LONDON (Reuters) - A vaccine for measles, mumps and rubella does not cause autism, according to the largest study yet showing there is no evidence linking the childhood shot to the development disorder.

A child looks as a paramedic injects measles vaccine into her arm near the Indonesian city of Yogyakarta, June 7, 2006. A vaccine for measles, mumps and rubella does not cause autism, according to the largest study yet showing there is no evidence linking the childhood shot to the development disorder. REUTERS/Beawiharta

The study, published on Tuesday in the Archives of Disease in Childhood, found no evidence of any abnormal biological response from the shot that could point to a link between the vaccine and autism.

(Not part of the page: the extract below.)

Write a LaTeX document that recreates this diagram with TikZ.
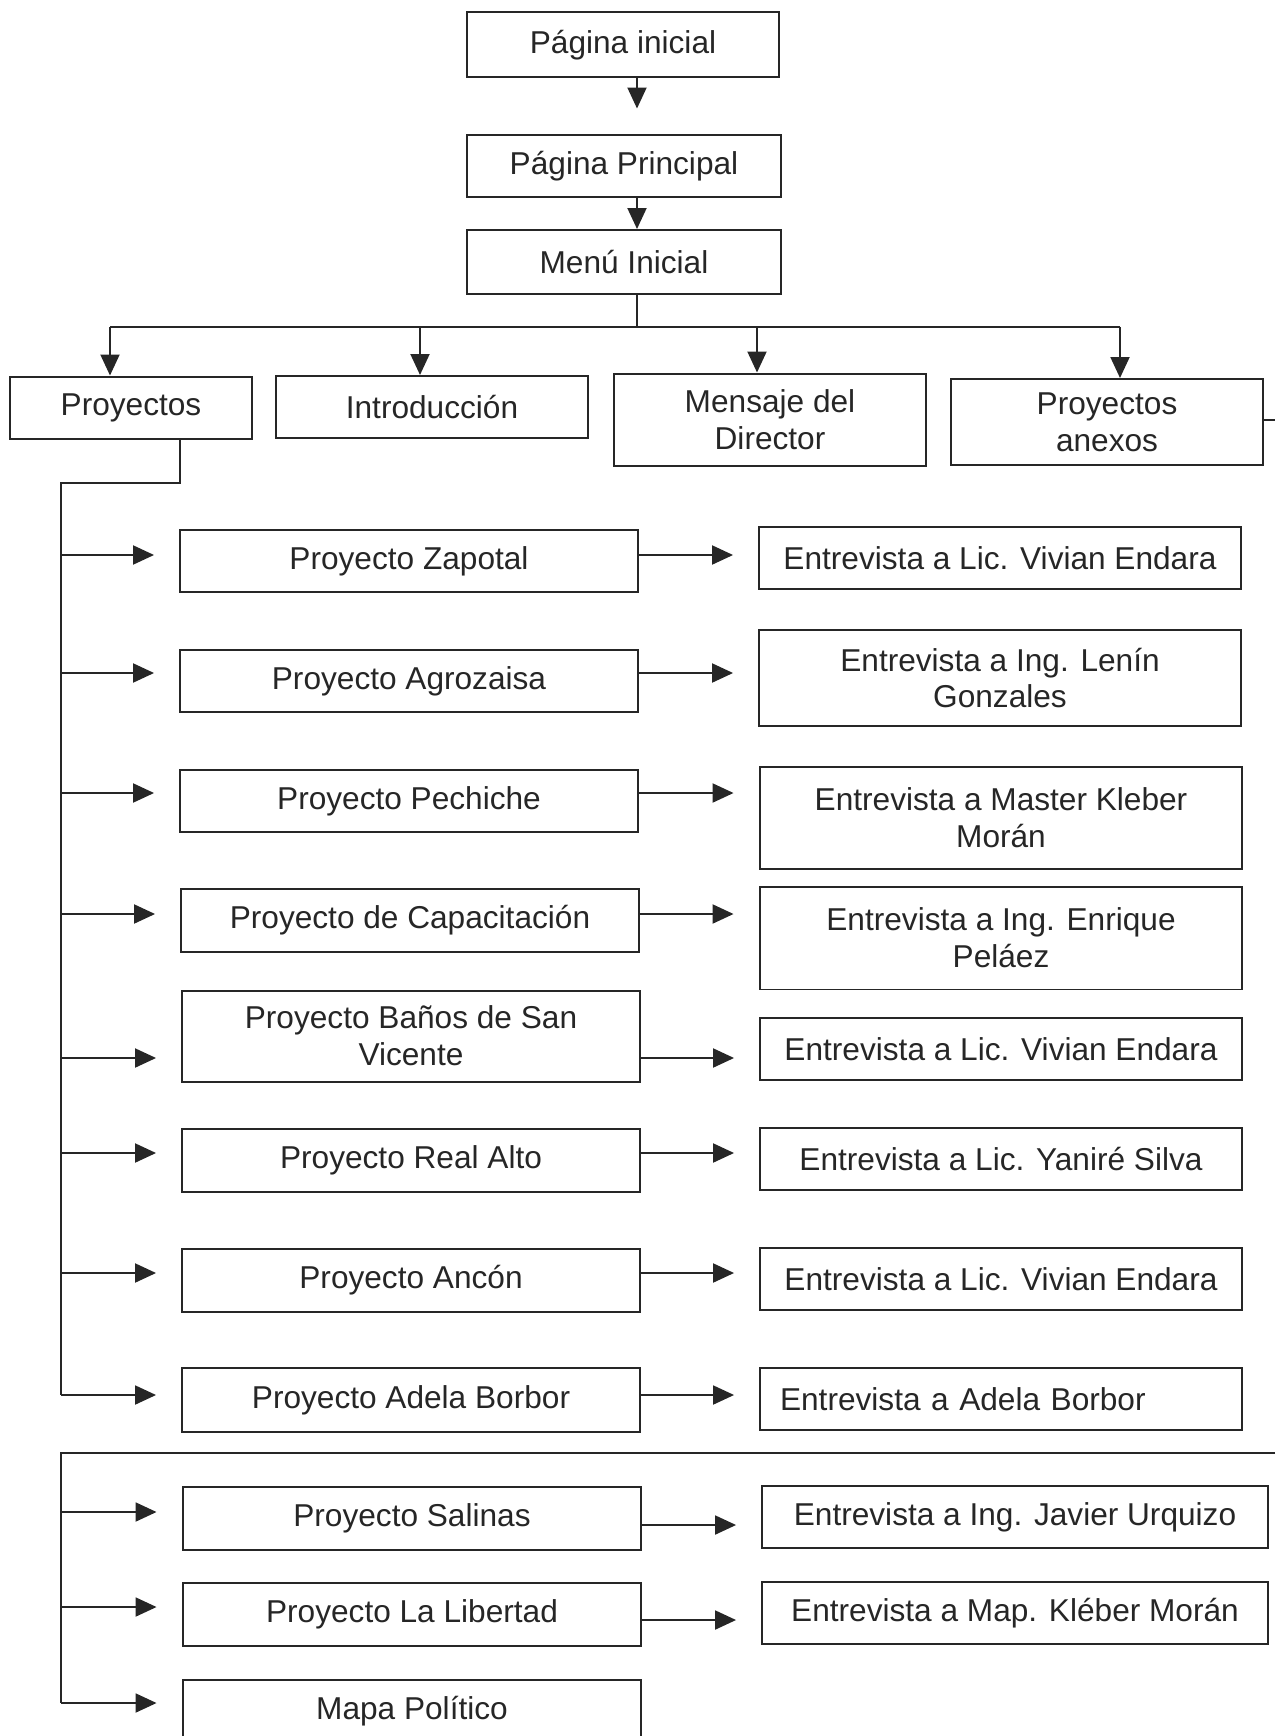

“This study really supports the view these are safe vaccines,” said David Brown, a researcher at Britain’s Health Protection Agency who worked on the study. “The evidence is now so solid there really isn’t a need for further studies here.”

In 1998, Dr. Andrew Wakefield of Royal Free Hospital in London and colleagues sparked a fierce worldwide debate among scientists and a health scare by suggesting the MMR jab caused autism. Outbreaks of all three diseases followed.

Autism is marked by a variety of difficulties in social interaction and behavior, from the awkwardness of Asperger syndrome to severely debilitating repetitive behaviors and an inability to speak.

The British study looked at nearly 100 autistic children, a group of 52 with learning difficulties and 90 who were developing normally.

All the volunteers chosen from a sample of 57,000 children in southern England had received an MMR vaccination but not everybody got both doses, said Gillian Baird, a pediatrician at the Newcomen Centre for Child Development, who led the study.

The researchers took blood samples from the children and found no abnormal immune response in any of them marked by higher antibody levels or presence of a measles virus still left in the body from the shot, Baird added.

Wakefield, whose research has been widely discredited, had pointed to these two factors as a way to explain the link but the latest findings do not back up that case, Baird said. Wakefield said in a newspaper interview last year he believed it was biologically plausible the shot could cause autism.

“There was no difference across any of the groups no matter how you cut them up,” Baird said in a telephone interview. “The response to the MMR vaccine was the same in every group.”

Before Wakefield’s study, more than 90 percent of British children received the vaccination, a figure that dropped to 80 percent before recovering to a current 85 percent, according to government figures.

Baird said she hoped the findings, along with a U.S. study last week showing that a mercury-based preservative called thimerosal did not cause autism, would bolster confidence in the MMR shot.

“It is a big study and we hope people can have confidence in the MMR shot again,” Baird said in a telephone interview. “Measles has come back again because people have stopped immunizing their children.”